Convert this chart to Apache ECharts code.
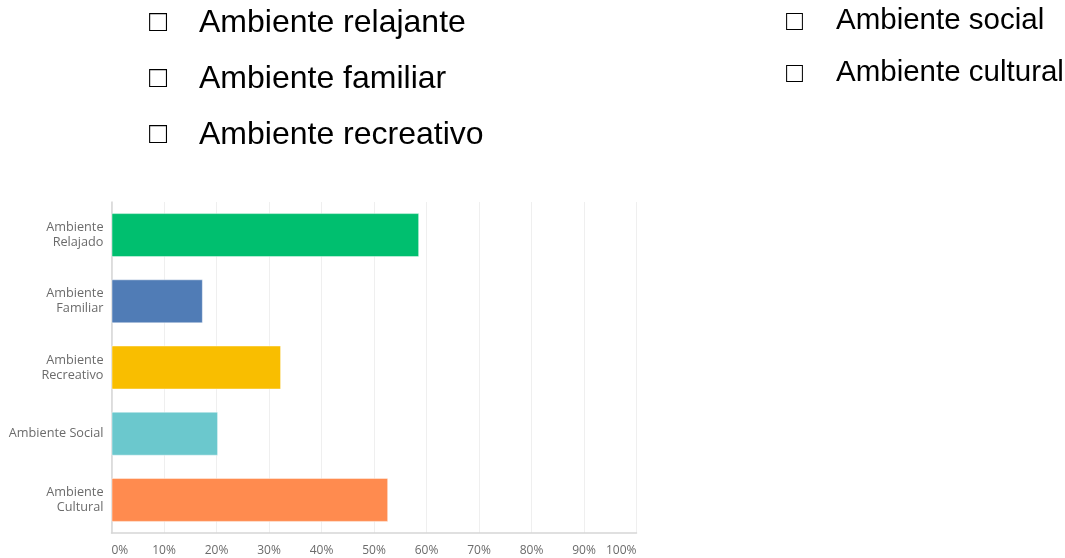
<!DOCTYPE html>
<html>
<head>
<meta charset="utf-8">
<script src="https://cdn.jsdelivr.net/npm/echarts@6/dist/echarts.min.js"></script>
<style>
  html, body { margin: 0; padding: 0; background: #fff; }
  #main { width: 1065px; height: 558px; }
</style>
</head>
<body>
<div id="main"></div>
<script>
// opciones de la pregunta (columna izquierda y derecha)
const leftOptions = ['Ambiente relajante', 'Ambiente familiar', 'Ambiente recreativo']
const rightOptions = ['Ambiente social', 'Ambiente cultural']

// datos del grafico
const categories = ['Ambiente\nRelajado', 'Ambiente\nFamiliar', 'Ambiente\nRecreativo', 'Ambiente Social', 'Ambiente\nCultural']
const percents = [58.6, 17.4, 32.3, 20.3, 52.7]
const barColors = ['#00bf6f', '#507cb6', '#f9be00', '#6bc8cd', '#ff8b4f']

const myChart = echarts.init(document.getElementById('main'), null, { renderer: 'canvas' })

// lista con casillas arriba
const graphics = []
leftOptions.forEach(function (txt, i) {
    graphics.push({
        type: 'text', left: 149, top: 8 + i * 56,
        style: { text: '\u25A1', fontFamily: 'Liberation Sans, Arial', fontSize: 30, fill: '#000' }
    })
    graphics.push({
        type: 'text', left: 199, top: 7 + i * 56,
        style: { text: txt, fontFamily: 'Liberation Sans, Arial', fontSize: 32, fill: '#000' }
    })
})
rightOptions.forEach(function (txt, i) {
    graphics.push({
        type: 'text', left: 786, top: 8 + i * 52,
        style: { text: '\u25A1', fontFamily: 'Liberation Sans, Arial', fontSize: 28, fill: '#000' }
    })
    graphics.push({
        type: 'text', left: 836, top: 6 + i * 52,
        style: { text: txt, fontFamily: 'Liberation Sans, Arial', fontSize: 29.5, fill: '#000' }
    })
})

const option = {
    backgroundColor: '#fff',
    animation: false,
    graphic: graphics,
    grid: { left: 111.5, right: 428.5, top: 202, bottom: 25, containLabel: false },
    xAxis: {
        type: 'value',
        min: 0,
        max: 100,
        interval: 10,
        axisLine: { show: true, lineStyle: { color: '#d6d6d6', width: 1.5 } },
        axisTick: { show: false },
        splitLine: { show: true, lineStyle: { color: '#efefef', width: 1 } },
        axisLabel: {
            formatter: '{value}%',
            color: '#6b6b6b',
            fontFamily: 'Open Sans',
            fontSize: 12,
            margin: 12,
            alignMinLabel: 'left',
            alignMaxLabel: 'right'
        }
    },
    yAxis: {
        type: 'category',
        data: categories,
        inverse: true,
        axisLine: { show: true, lineStyle: { color: '#d6d6d6', width: 1.5 } },
        axisTick: { show: false },
        axisLabel: {
            color: '#6b6b6b',
            fontFamily: 'Open Sans',
            fontSize: 12.7,
            lineHeight: 15,
            align: 'right',
            margin: 8
        }
    },
    series: [{
        type: 'bar',
        barWidth: 44,
        data: percents.map(function (v, i) {
            return {
                value: v,
                itemStyle: { color: barColors[i], borderColor: 'rgba(255,255,255,0.45)', borderWidth: 1 }
            }
        })
    }]
}

myChart.setOption(option)
</script>
</body>
</html>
------------------------
- _Problem description_
Output the data exactly. Pictures don't belong in the result.

- _Output for this task_
Convert this chart to Apache ECharts code.
<!DOCTYPE html>
<html>
<head>
<meta charset="utf-8">
<script src="https://cdn.jsdelivr.net/npm/echarts@6/dist/echarts.min.js"></script>
<style>
  html, body { margin: 0; padding: 0; background: #fff; }
  #main { width: 1065px; height: 558px; }
</style>
</head>
<body>
<div id="main"></div>
<script>
// opciones de la pregunta (columna izquierda y derecha)
const leftOptions = ['Ambiente relajante', 'Ambiente familiar', 'Ambiente recreativo']
const rightOptions = ['Ambiente social', 'Ambiente cultural']

// datos del grafico
const categories = ['Ambiente\nRelajado', 'Ambiente\nFamiliar', 'Ambiente\nRecreativo', 'Ambiente Social', 'Ambiente\nCultural']
const percents = [58.6, 17.4, 32.3, 20.3, 52.7]
const barColors = ['#00bf6f', '#507cb6', '#f9be00', '#6bc8cd', '#ff8b4f']

const myChart = echarts.init(document.getElementById('main'), null, { renderer: 'canvas' })

// lista con casillas arriba
const graphics = []
leftOptions.forEach(function (txt, i) {
    graphics.push({
        type: 'text', left: 149, top: 8 + i * 56,
        style: { text: '\u25A1', fontFamily: 'Liberation Sans, Arial', fontSize: 30, fill: '#000' }
    })
    graphics.push({
        type: 'text', left: 199, top: 7 + i * 56,
        style: { text: txt, fontFamily: 'Liberation Sans, Arial', fontSize: 32, fill: '#000' }
    })
})
rightOptions.forEach(function (txt, i) {
    graphics.push({
        type: 'text', left: 786, top: 8 + i * 52,
        style: { text: '\u25A1', fontFamily: 'Liberation Sans, Arial', fontSize: 28, fill: '#000' }
    })
    graphics.push({
        type: 'text', left: 836, top: 6 + i * 52,
        style: { text: txt, fontFamily: 'Liberation Sans, Arial', fontSize: 29.5, fill: '#000' }
    })
})

const option = {
    backgroundColor: '#fff',
    animation: false,
    graphic: graphics,
    grid: { left: 111.5, right: 428.5, top: 202, bottom: 25, containLabel: false },
    xAxis: {
        type: 'value',
        min: 0,
        max: 100,
        interval: 10,
        axisLine: { show: true, lineStyle: { color: '#d6d6d6', width: 1.5 } },
        axisTick: { show: false },
        splitLine: { show: true, lineStyle: { color: '#efefef', width: 1 } },
        axisLabel: {
            formatter: '{value}%',
            color: '#6b6b6b',
            fontFamily: 'Open Sans',
            fontSize: 12,
            margin: 12,
            alignMinLabel: 'left',
            alignMaxLabel: 'right'
        }
    },
    yAxis: {
        type: 'category',
        data: categories,
        inverse: true,
        axisLine: { show: true, lineStyle: { color: '#d6d6d6', width: 1.5 } },
        axisTick: { show: false },
        axisLabel: {
            color: '#6b6b6b',
            fontFamily: 'Open Sans',
            fontSize: 12.7,
            lineHeight: 15,
            align: 'right',
            margin: 8
        }
    },
    series: [{
        type: 'bar',
        barWidth: 44,
        data: percents.map(function (v, i) {
            return {
                value: v,
                itemStyle: { color: barColors[i], borderColor: 'rgba(255,255,255,0.45)', borderWidth: 1 }
            }
        })
    }]
}

myChart.setOption(option)
</script>
</body>
</html>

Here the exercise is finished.